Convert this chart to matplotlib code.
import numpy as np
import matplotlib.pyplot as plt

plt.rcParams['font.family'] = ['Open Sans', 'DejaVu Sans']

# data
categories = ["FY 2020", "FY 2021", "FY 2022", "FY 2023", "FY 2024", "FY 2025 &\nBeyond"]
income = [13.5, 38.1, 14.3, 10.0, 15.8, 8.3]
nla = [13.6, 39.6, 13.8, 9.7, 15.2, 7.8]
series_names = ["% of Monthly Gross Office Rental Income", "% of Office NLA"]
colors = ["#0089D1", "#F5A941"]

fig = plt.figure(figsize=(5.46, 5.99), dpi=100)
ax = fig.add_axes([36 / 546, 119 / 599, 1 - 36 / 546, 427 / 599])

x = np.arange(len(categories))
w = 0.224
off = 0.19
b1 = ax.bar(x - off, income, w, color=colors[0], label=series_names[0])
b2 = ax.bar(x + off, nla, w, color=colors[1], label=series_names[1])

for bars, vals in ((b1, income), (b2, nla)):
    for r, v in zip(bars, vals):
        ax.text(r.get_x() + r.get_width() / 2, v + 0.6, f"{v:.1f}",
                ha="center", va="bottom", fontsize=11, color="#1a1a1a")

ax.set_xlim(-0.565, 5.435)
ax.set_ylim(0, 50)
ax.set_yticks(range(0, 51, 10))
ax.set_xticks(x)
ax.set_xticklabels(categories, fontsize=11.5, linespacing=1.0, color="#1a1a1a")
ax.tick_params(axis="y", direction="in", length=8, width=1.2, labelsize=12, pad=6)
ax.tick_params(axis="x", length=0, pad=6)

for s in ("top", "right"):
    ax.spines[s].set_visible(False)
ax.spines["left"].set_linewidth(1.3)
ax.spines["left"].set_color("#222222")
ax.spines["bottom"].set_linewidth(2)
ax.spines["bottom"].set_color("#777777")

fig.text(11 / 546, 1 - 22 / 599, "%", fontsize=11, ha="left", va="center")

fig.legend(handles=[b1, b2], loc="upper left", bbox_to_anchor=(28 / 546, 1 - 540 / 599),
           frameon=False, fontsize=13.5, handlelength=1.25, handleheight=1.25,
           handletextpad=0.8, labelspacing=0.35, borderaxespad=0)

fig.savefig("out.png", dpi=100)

Work to complete
Copy all lines from the material that contain "matplotlib".

Exercise solution
Convert this chart to matplotlib code.
import matplotlib.pyplot as plt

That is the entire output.